By scanning the pattern right-to-left, a single mismatch at the end of the pattern can skip the entire window. On real English text, Boyer-Moore often reads only 1 in every m characters — sublinear performance.
The Bad Character Rule
When a mismatch occurs at position j in the pattern with text character c, the bad character rule asks: does c appear anywhere in the pattern to the left of position j?
- If no: shift the pattern completely past
c— a skip of up to m positions! - If yes: slide the pattern right until the rightmost occurrence of
cin the pattern aligns with the text'sc
Preprocessing: build a table bc[c] = last position of character c in the pattern (or -1 if absent). This takes \(O(m + σ)\) where σ is the alphabet size.
The Good Suffix Rule
When some suffix of the pattern matched before the mismatch, the good suffix rule looks for the rightmost copy of that matched suffix elsewhere in the pattern — preceded by a different character (so we won't repeat the same mismatch). If no such copy exists, we look for the longest prefix of the pattern that is also a suffix of the matched portion.
Boyer-Moore always takes the maximum shift from the two rules. This is why it can be so fast — either rule alone already skips a lot, and taking the max skips even more.
Boyer-Moore-Horspool: The Simpler Cousin
Horspool's simplification: use only the bad character rule, but always apply it to the rightmost character of the current window (not the actual mismatch position). This is slightly less optimal but dramatically simpler to implement — just one precomputed shift table — and nearly as fast in practice for most text.
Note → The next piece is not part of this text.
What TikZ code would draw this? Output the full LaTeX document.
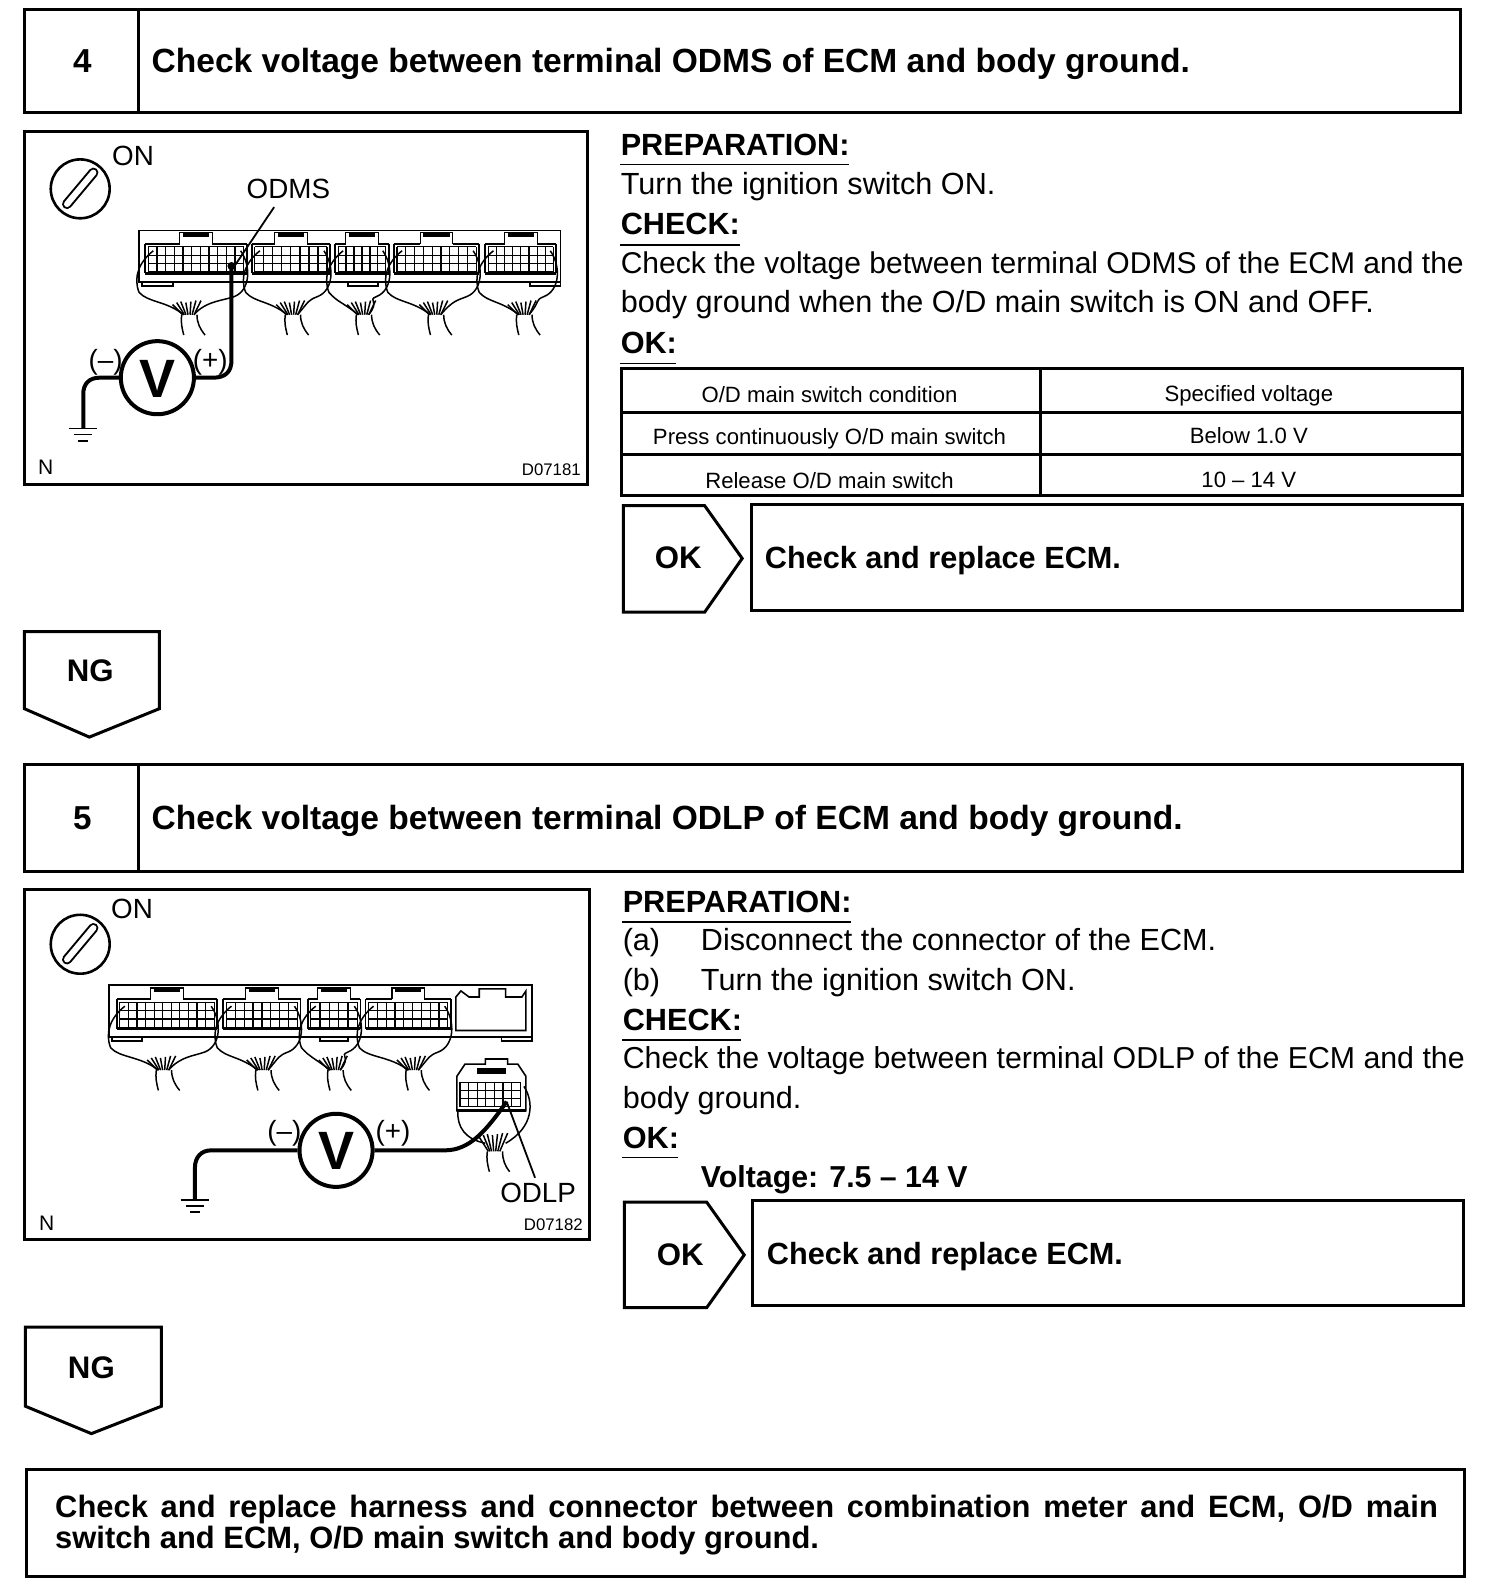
\documentclass[tikz,border=0pt]{standalone}
\usepackage{fontspec}
\setmainfont{Liberation Sans}
\newcommand\conn[4]{%
  % #1 left x, #2 right x, #3 top y, #4 bundle x
  \pgfmathsetmacro\cxm{(#1+#2)/2}
  \draw[thinl] (#1,{#3+2}) -- (#1,{#3+31}) (#2,{#3+2}) -- (#2,{#3+31}) (#1,{#3+2}) -- ({\cxm-16},{#3+2}) ({\cxm+16},{#3+2}) -- (#2,{#3+2});
  \draw[gridl] ({\cxm-16},{#3+2}) -- ({\cxm-16},{#3-9}) -- ({\cxm+16},{#3-9}) -- ({\cxm+16},{#3+2});
  \fill ({\cxm-13},{#3-9}) rectangle ({\cxm+13},{#3-5});
  \draw[line width=1.5pt] (#1,{#3+31}) -- (#2,{#3+31});
  \pgfmathsetmacro\cnn{int(round((#2-#1-6)/8.5))}
  \pgfmathsetmacro\cst{(#2-#1-6)/\cnn}
  \foreach \gi in {0,...,\cnn}{\draw[gridl] ({#1+3+\gi*\cst},{#3+5}) -- ({#1+3+\gi*\cst},{#3+30});}
  \foreach \gj in {0,1,2,3}{\draw[gridl] ({#1+3},{#3+5+\gj*8.3}) -- ({#2-3},{#3+5+\gj*8.3});}
  \draw[wire] ({#1+8},{#3+9}) .. controls ({#1-6},{#3+20}) and ({#1-12},{#3+35}) .. ({#1-6},{#3+50}) .. controls ({#1+3},{#3+60}) and ({#4-22},{#3+58}) .. ({#4-4},{#3+72});
  \draw[wire] ({#2-6},{#3+9}) .. controls ({#2+5},{#3+25}) and ({#2+3},{#3+48}) .. ({#2-12},{#3+54}) .. controls ({#2-22},{#3+58}) and ({#4+18},{#3+58}) .. ({#4+6},{#3+72});
  \draw[wire] ({#4-6},{#3+72}) .. controls ({#4-7},{#3+80}) and ({#4-6},{#3+84}) .. ({#4-4},{#3+92});
  \draw[wire] ({#4+9},{#3+72}) .. controls ({#4+9},{#3+80}) and ({#4+12},{#3+86}) .. ({#4+17},{#3+92});
  \foreach \fx/\fy in {-15/62,-11/60,-7/59,-2/60,3/59,8/58,13/58}{\draw[wire] ({#4+1+\fx*0.4},{#3+72}) -- ({#4+\fx},{#3+\fy});}
}
\newcommand\switchsym[2]{%
  \draw[heavy] (#1,#2) circle (29);
  \draw[line width=5pt,line cap=round] ({#1-13},{#2+15}) -- ({#1+13},{#2-16});
  \draw[line width=3pt,line cap=round,white] ({#1-13},{#2+15}) -- ({#1+13},{#2-16});
}
\newcommand\groundsym[2]{%
  \draw[thick] ({#1-14},#2) -- ({#1+14},#2);
  \draw[thinl] ({#1-9},{#2+6}) -- ({#1+9},{#2+6});
  \draw[thinl] ({#1-5},{#2+12}) -- ({#1+5},{#2+12});
}
\tikzset{
  x=0.50776pt,y=-0.50776pt,
  box/.style={line width=1.5pt,line join=miter},
  heavy/.style={line width=1.3pt},
  thinl/.style={line width=0.9pt},
  gridl/.style={line width=0.6pt},
  wire/.style={line width=0.75pt},
  probe/.style={line width=2pt,line join=round},
  txt/.style={anchor=base west,inner sep=0pt,yshift=-5.4pt,font=\fontsize{15.3}{18}\selectfont},
  head/.style={anchor=base west,inner sep=0pt,yshift=-6pt,font=\fontsize{16.78}{20}\selectfont\bfseries},
  sub/.style={anchor=base west,inner sep=0pt,yshift=-5.5pt,font=\fontsize{15.33}{15.8}\selectfont\bfseries},
  cell/.style={anchor=base,inner sep=0pt,yshift=-4pt,font=\fontsize{11.07}{13}\selectfont},
  lbl/.style={anchor=base,inner sep=0pt,yshift=-5pt,font=\fontsize{13.9}{17}\selectfont},
  small/.style={anchor=base,inner sep=0pt,yshift=-3pt,font=\fontsize{8.4}{10}\selectfont},
  volt/.style={anchor=center,inner sep=0pt,font=\fontsize{27}{30}\selectfont\bfseries},
  num/.style={anchor=base,inner sep=0pt,yshift=-6pt,font=\fontsize{16.6}{20}\selectfont\bfseries},
  okng/.style={anchor=base,inner sep=0pt,yshift=-5.6pt,font=\fontsize{15.6}{20}\selectfont\bfseries},
}
\begin{document}
\begin{tikzpicture}
\useasboundingbox (0,0) rectangle (1481,1568);
\fill[white] (0,0) rectangle (1481,1568);

% ---------- Step 4 header
\draw[box] (24,9) rectangle (1438,111);
\draw[box] (136,9) -- (136,111);
\node[num] (n4) at (81,60) {4};
\node[head] (t4) at (149,60) {Check voltage between terminal ODMS of ECM and body ground.};

% ---------- Diagram 4
\draw[box] (24,130) rectangle (579,477);
\switchsym{79}{186}
\node[lbl] (on1) at (131,153) {ON};
\node[lbl] (odms) at (284,186) {ODMS};
\draw[thinl] (137,227) rectangle (552,278);
\conn{143}{243}{238}{185}
\conn{248}{325}{238}{287}
\conn{330}{383}{238}{357}
\conn{388}{472}{238}{428}
\conn{478}{548}{238}{515}
\draw[thinl] (140,278) rectangle (170,282);
\draw[thinl] (343,278) rectangle (372,282);
\draw[thinl] (522,278) rectangle (552,282);
\draw[thinl] (270,204) -- (231,262);
\node[circle,draw,line width=2pt,minimum size=72*0.50776pt,inner sep=0pt] (v1) at (155,372) {};
\node[volt] (v1t) at (155,373) {V};
\node[lbl] (m1) at (104,354) {(–)};
\node[lbl] (p1) at (207,354) {(+)};
\coordinate (g1) at (82,422);
\coordinate (t1) at (228,262);
\draw[probe] (v1.east) -- (210,372) .. controls (222,372) and (228,366) .. (228,355) -- (t1);
\fill (t1) circle (4);
\draw[probe] (v1.west) -- (98,372) .. controls (88,372) and (82,378) .. (82,388) -- (g1);
\groundsym{82}{422}
\node[lbl,font=\fontsize{10.5}{12}\selectfont,yshift=1.2pt] (n1) at (45,460) {N};
\node[small] (d1) at (543,462) {D07181};

% ---------- Text 4
\node[sub] (pr1) at (611,142) {PREPARATION:};
\draw[thinl] (611,162) -- (836,162);
\node[txt] (a1) at (611,181) {Turn the ignition switch ON.};
\node[sub] (ch1) at (611,220) {CHECK:};
\draw[thinl] (611,241) -- (729,241);
\node[txt,font=\fontsize{15.02}{18}\selectfont] (a2) at (611,259) {Check the voltage between terminal ODMS of the ECM and the};
\node[txt] (a3) at (611,297) {body ground when the O/D main switch is ON and OFF.};
\node[sub] (ok1) at (611,337) {OK:};
\draw[thinl] (611,358) -- (666,358);

% table
\draw[box] (612,363) rectangle (1440,488);
\draw[box] (612,406) -- (1440,406);
\draw[box] (612,448) -- (1440,448);
\draw[box] (1025,363) -- (1025,488);
\node[cell] (c11) at (817,389) {O/D main switch condition};
\node[cell] (c12) at (1230,388) {Specified voltage};
\node[cell] (c21) at (817,430) {Press continuously O/D main switch};
\node[cell] (c22) at (1230,429) {Below 1.0 V};
\node[cell] (c31) at (817,473) {Release O/D main switch};
\node[cell] (c32) at (1230,472) {10 – 14 V};

% OK 4
\draw[box] (614,498) -- (694,498) -- (731,550) -- (694,603) -- (614,603) -- cycle;
\node[okng] (okl1) at (668,549) {OK};
\draw[box] (740,497) rectangle (1440,601);
\node[sub] (okt1) at (753,549) {Check and replace ECM.};

% NG 4
\draw[box] (24,622) -- (157,622) -- (157,698) -- (88,726) -- (24,698) -- cycle;
\node[okng] (ng1) at (89,660) {NG};

% ---------- Step 5 header
\draw[box] (24,753) rectangle (1440,858);
\draw[box] (136,753) -- (136,858);
\node[num] (n5) at (81,805) {5};
\node[head] (t5) at (149,805) {Check voltage between terminal ODLP of ECM and body ground.};

% ---------- Diagram 5
\draw[box] (24,876) rectangle (581,1221);
\switchsym{79}{930}
\node[lbl] (on2) at (130,895) {ON};
\draw[thinl] (107,970) rectangle (524,1021);
\conn{115}{214}{982}{160}
\conn{220}{296}{982}{258}
\conn{303}{355}{982}{329}
\conn{360}{444}{982}{406}
\draw[thick] (449,1015) -- (449,982) -- (454,976) -- (462,982) -- (472,982) -- (472,974) -- (498,974) -- (498,982) -- (514,982) -- (518,976) -- (518,1015) -- cycle;
\draw[thinl] (110,1021) rectangle (140,1025);
\draw[thinl] (315,1021) rectangle (343,1025);
\draw[thinl] (494,1021) rectangle (524,1025);
% free connector
\draw[thick] (450,1060) -- (458,1048) -- (478,1048) -- (478,1043) -- (500,1043) -- (500,1048) -- (510,1048) -- (518,1060) -- (518,1094) -- (450,1094) -- cycle;
\fill (470,1052) rectangle (498,1058);
\foreach \gi in {0,...,7}{\draw[gridl] ({453+\gi*8.5},1066) -- ({453+\gi*8.5},1090);}
\foreach \gj in {0,1,2,3}{\draw[gridl] (453,{1066+\gj*8}) -- (512.5,{1066+\gj*8});}
\draw[line width=1.5pt] (450,1094) -- (518,1094);
\draw[wire] (451,1094) .. controls (450,1110) and (458,1122) .. (478,1126);
\draw[wire] (516,1070) .. controls (526,1085) and (526,1110) .. (498,1126);
\foreach \fx/\fy in {-15/0,-11/-2,-7/-3,-2/-2,3/-3,8/-4,13/-4}{\draw[wire] ({487+\fx*0.4},1134) -- ({487+\fx},{1120+\fy});}
\draw[wire] (480,1134) .. controls (479,1142) and (480,1146) .. (482,1154);
\draw[wire] (495,1134) .. controls (495,1142) and (497,1148) .. (502,1154);
\node[lbl] (odlp) at (530,1175) {ODLP};
\node[circle,draw,line width=2pt,minimum size=72*0.50776pt,inner sep=0pt] (v2) at (331,1133) {};
\node[volt] (v2t) at (331,1134) {V};
\node[lbl] (m2) at (280,1113) {(–)};
\node[lbl] (p2) at (387,1113) {(+)};
\coordinate (g2) at (192,1182);
\coordinate (t2) at (499,1085);
\draw[probe] (v2.east) -- (438,1133) .. controls (462,1133) and (478,1115) .. (t2);
\draw[probe] (v2.west) -- (208,1133) .. controls (198,1133) and (192,1140) .. (192,1150) -- (g2);
\groundsym{192}{1182}
\draw[thinl] (t2) -- (527,1160);
\node[lbl,font=\fontsize{10.5}{12}\selectfont,yshift=1.2pt] (n2) at (46,1204) {N};
\node[small] (d2) at (545,1206) {D07182};

% ---------- Text 5
\node[sub] (pr2) at (613,888) {PREPARATION:};
\draw[thinl] (613,908) -- (838,908);
\node[txt] (b1a) at (613,926) {(a)};
\node[txt] (b1) at (690,926) {Disconnect the connector of the ECM.};
\node[txt] (b2a) at (613,965) {(b)};
\node[txt] (b2) at (690,965) {Turn the ignition switch ON.};
\node[sub] (ch2) at (613,1004) {CHECK:};
\draw[thinl] (613,1024) -- (730,1024);
\node[txt,font=\fontsize{15.15}{18}\selectfont] (b3) at (613,1042) {Check the voltage between terminal ODLP of the ECM and the};
\node[txt] (b4) at (613,1081) {body ground.};
\node[sub] (ok2) at (613,1120) {OK:};
\draw[thinl] (613,1140) -- (668,1140);
\node[sub,font=\fontsize{15.15}{18}\selectfont\bfseries] (b5) at (690,1159) {Voltage: 7.5 – 14 V};

% OK 5
\draw[box] (615,1184) -- (696,1184) -- (733,1236) -- (696,1288) -- (615,1288) -- cycle;
\node[okng] (okl2) at (670,1235) {OK};
\draw[box] (741,1182) rectangle (1441,1286);
\node[sub] (okt2) at (755,1235) {Check and replace ECM.};

% NG 5
\draw[box] (25,1307) -- (159,1307) -- (159,1385) -- (90,1412) -- (25,1385) -- cycle;
\node[okng] (ng2) at (90,1347) {NG};

% ---------- Final box
\draw[box] (26,1447) rectangle (1442,1553);
\node[anchor=west,inner sep=0pt,align=left,font=\fontsize{15.45}{15.8}\selectfont\bfseries] (fin) at (54,1502) {\makebox[691.5pt][s]{Check and replace harness and connector between combination meter and ECM, O/D main}\\switch and ECM, O/D main switch and body ground.};
\end{tikzpicture}
\end{document}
Boyer-Moore-Horspool (Practical Variant)
When Is Boyer-Moore the Right Choice?
- Large alphabets (English text, source code): bad character skips are big — most characters in the text simply won't appear in the pattern
- Long patterns: skipping m positions at a time means fewer windows to check
- Real-world text search: grep, most text editors, and search engines use Boyer-Moore variants
For small alphabets (like DNA with only A/C/G/T), the bad character table gives smaller skips and KMP may be competitive. For multiple patterns, use Aho-Corasick instead.